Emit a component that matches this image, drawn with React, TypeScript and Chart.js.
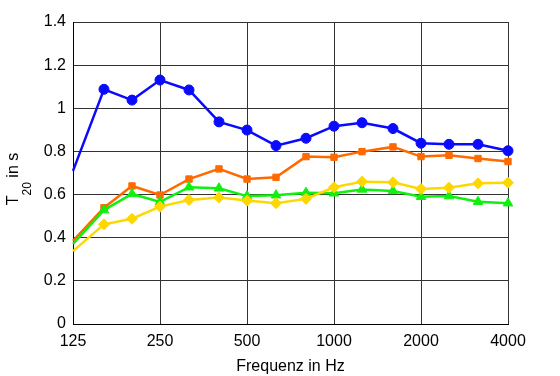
import React, { useEffect, useRef } from "react";
import { Chart, registerables } from "chart.js";

Chart.register(...registerables);

const freqs = [125, 160, 200, 250, 315, 400, 500, 630, 800, 1000, 1250, 1600, 2000, 2500, 3150, 4000];
const xTicks = [125, 250, 500, 1000, 2000, 4000];
const yTicks = [0, 0.2, 0.4, 0.6, 0.8, 1, 1.2, 1.4];

const blue = [0.71, 1.088, 1.038, 1.131, 1.085, 0.937, 0.899, 0.827, 0.861, 0.917, 0.933, 0.906, 0.838, 0.833, 0.833, 0.803];
const orange = [0.385, 0.539, 0.64, 0.598, 0.672, 0.719, 0.672, 0.68, 0.776, 0.773, 0.799, 0.821, 0.776, 0.782, 0.767, 0.753];
const green = [0.371, 0.528, 0.603, 0.566, 0.634, 0.629, 0.593, 0.597, 0.609, 0.606, 0.624, 0.617, 0.59, 0.593, 0.567, 0.56];
const yellow = [0.338, 0.462, 0.488, 0.544, 0.575, 0.586, 0.572, 0.56, 0.58, 0.634, 0.66, 0.657, 0.626, 0.632, 0.652, 0.655];

const FONT = "Arial, 'Liberation Sans', sans-serif";

const yTitlePlugin = {
  id: "yTitle",
  afterDraw(chart: any) {
    const ctx = chart.ctx;
    ctx.save();
    ctx.translate(18, 179);
    ctx.rotate(-Math.PI / 2);
    ctx.fillStyle = "#000";
    ctx.textBaseline = "alphabetic";
    ctx.textAlign = "left";
    const big = `16px ${FONT}`;
    const small = `12px ${FONT}`;
    ctx.font = big;
    const wT = ctx.measureText("T").width;
    const wRest = ctx.measureText(" in s").width;
    ctx.font = small;
    const wSub = ctx.measureText("20").width;
    const total = wT + wSub + wRest;
    let x = -total / 2;
    ctx.font = big;
    ctx.fillText("T", x, 0);
    x += wT;
    ctx.font = small;
    ctx.fillText("20", x, 13);
    x += wSub;
    ctx.font = big;
    ctx.fillText(" in s", x, 0);
    ctx.restore();
  },
};

function mk(label: string, vals: number[], color: string, style: string, r: number) {
  return {
    label,
    data: freqs.map((f, i) => ({ x: f, y: vals[i] })),
    borderColor: color,
    backgroundColor: color,
    borderWidth: 2.5,
    pointStyle: style,
    pointRadius: (c: any) => (c.dataIndex === 0 ? 0 : r),
    pointBorderWidth: 1,
    tension: 0,
    clip: false as any,
  };
}

export default function App() {
  const ref = useRef<HTMLCanvasElement>(null);
  useEffect(() => {
    document.body.style.margin = "0";
    const chart = new Chart(ref.current!, {
      type: "line",
      data: {
        datasets: [
          mk("yellow", yellow, "#ffd700", "rectRot", 5.5),
          mk("green", green, "#10f010", "triangle", 5.5),
          mk("orange", orange, "#ff6a00", "rect", 4.5),
          mk("blue", blue, "#0a0aff", "circle", 5),
        ],
      },
      options: {
        animation: false,
        responsive: false,
        layout: { padding: { left: 0, top: 22, right: 52, bottom: 0 } },
        plugins: { legend: { display: false }, tooltip: { enabled: false } },
        scales: {
          x: {
            type: "logarithmic",
            min: 125,
            max: 4000,
            afterBuildTicks: (s: any) => {
              s.ticks = xTicks.map((v) => ({ value: v }));
            },
            afterFit: (s: any) => {
              s.height = 52;
            },
            ticks: {
              autoSkip: false,
              maxRotation: 0,
              padding: 8,
              color: "#000",
              font: { family: FONT, size: 16 },
              callback: (v: any) => String(v),
            },
            grid: { color: "#333", lineWidth: 1, drawTicks: false },
            border: { color: "#000", width: 1 },
            title: {
              display: true,
              text: "Frequenz in Hz",
              color: "#000",
              font: { family: FONT, size: 16 },
              padding: { top: 2, bottom: 0 },
            },
          },
          y: {
            type: "linear",
            min: 0,
            max: 1.4,
            afterBuildTicks: (s: any) => {
              s.ticks = yTicks.map((v) => ({ value: v }));
            },
            afterFit: (s: any) => {
              s.width = 73;
            },
            ticks: {
              padding: 7,
              color: "#000",
              font: { family: FONT, size: 16 },
              callback: (v: any) => String(Number(Number(v).toFixed(1))),
            },
            grid: { color: "#333", lineWidth: 1, drawTicks: false },
            border: { color: "#000", width: 1 },
          },
        },
      },
      plugins: [yTitlePlugin],
    });
    return () => chart.destroy();
  }, []);
  return <canvas ref={ref} width={560} height={376} style={{ display: "block" }} />;
}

* [TASK DETAILS]
Repeat the listing in full and exactly. Leave any pictures out.

* [COMPLETE ANSWER]
Emit a component that matches this image, drawn with React, TypeScript and Chart.js.
import React, { useEffect, useRef } from "react";
import { Chart, registerables } from "chart.js";

Chart.register(...registerables);

const freqs = [125, 160, 200, 250, 315, 400, 500, 630, 800, 1000, 1250, 1600, 2000, 2500, 3150, 4000];
const xTicks = [125, 250, 500, 1000, 2000, 4000];
const yTicks = [0, 0.2, 0.4, 0.6, 0.8, 1, 1.2, 1.4];

const blue = [0.71, 1.088, 1.038, 1.131, 1.085, 0.937, 0.899, 0.827, 0.861, 0.917, 0.933, 0.906, 0.838, 0.833, 0.833, 0.803];
const orange = [0.385, 0.539, 0.64, 0.598, 0.672, 0.719, 0.672, 0.68, 0.776, 0.773, 0.799, 0.821, 0.776, 0.782, 0.767, 0.753];
const green = [0.371, 0.528, 0.603, 0.566, 0.634, 0.629, 0.593, 0.597, 0.609, 0.606, 0.624, 0.617, 0.59, 0.593, 0.567, 0.56];
const yellow = [0.338, 0.462, 0.488, 0.544, 0.575, 0.586, 0.572, 0.56, 0.58, 0.634, 0.66, 0.657, 0.626, 0.632, 0.652, 0.655];

const FONT = "Arial, 'Liberation Sans', sans-serif";

const yTitlePlugin = {
  id: "yTitle",
  afterDraw(chart: any) {
    const ctx = chart.ctx;
    ctx.save();
    ctx.translate(18, 179);
    ctx.rotate(-Math.PI / 2);
    ctx.fillStyle = "#000";
    ctx.textBaseline = "alphabetic";
    ctx.textAlign = "left";
    const big = `16px ${FONT}`;
    const small = `12px ${FONT}`;
    ctx.font = big;
    const wT = ctx.measureText("T").width;
    const wRest = ctx.measureText(" in s").width;
    ctx.font = small;
    const wSub = ctx.measureText("20").width;
    const total = wT + wSub + wRest;
    let x = -total / 2;
    ctx.font = big;
    ctx.fillText("T", x, 0);
    x += wT;
    ctx.font = small;
    ctx.fillText("20", x, 13);
    x += wSub;
    ctx.font = big;
    ctx.fillText(" in s", x, 0);
    ctx.restore();
  },
};

function mk(label: string, vals: number[], color: string, style: string, r: number) {
  return {
    label,
    data: freqs.map((f, i) => ({ x: f, y: vals[i] })),
    borderColor: color,
    backgroundColor: color,
    borderWidth: 2.5,
    pointStyle: style,
    pointRadius: (c: any) => (c.dataIndex === 0 ? 0 : r),
    pointBorderWidth: 1,
    tension: 0,
    clip: false as any,
  };
}

export default function App() {
  const ref = useRef<HTMLCanvasElement>(null);
  useEffect(() => {
    document.body.style.margin = "0";
    const chart = new Chart(ref.current!, {
      type: "line",
      data: {
        datasets: [
          mk("yellow", yellow, "#ffd700", "rectRot", 5.5),
          mk("green", green, "#10f010", "triangle", 5.5),
          mk("orange", orange, "#ff6a00", "rect", 4.5),
          mk("blue", blue, "#0a0aff", "circle", 5),
        ],
      },
      options: {
        animation: false,
        responsive: false,
        layout: { padding: { left: 0, top: 22, right: 52, bottom: 0 } },
        plugins: { legend: { display: false }, tooltip: { enabled: false } },
        scales: {
          x: {
            type: "logarithmic",
            min: 125,
            max: 4000,
            afterBuildTicks: (s: any) => {
              s.ticks = xTicks.map((v) => ({ value: v }));
            },
            afterFit: (s: any) => {
              s.height = 52;
            },
            ticks: {
              autoSkip: false,
              maxRotation: 0,
              padding: 8,
              color: "#000",
              font: { family: FONT, size: 16 },
              callback: (v: any) => String(v),
            },
            grid: { color: "#333", lineWidth: 1, drawTicks: false },
            border: { color: "#000", width: 1 },
            title: {
              display: true,
              text: "Frequenz in Hz",
              color: "#000",
              font: { family: FONT, size: 16 },
              padding: { top: 2, bottom: 0 },
            },
          },
          y: {
            type: "linear",
            min: 0,
            max: 1.4,
            afterBuildTicks: (s: any) => {
              s.ticks = yTicks.map((v) => ({ value: v }));
            },
            afterFit: (s: any) => {
              s.width = 73;
            },
            ticks: {
              padding: 7,
              color: "#000",
              font: { family: FONT, size: 16 },
              callback: (v: any) => String(Number(Number(v).toFixed(1))),
            },
            grid: { color: "#333", lineWidth: 1, drawTicks: false },
            border: { color: "#000", width: 1 },
          },
        },
      },
      plugins: [yTitlePlugin],
    });
    return () => chart.destroy();
  }, []);
  return <canvas ref={ref} width={560} height={376} style={{ display: "block" }} />;
}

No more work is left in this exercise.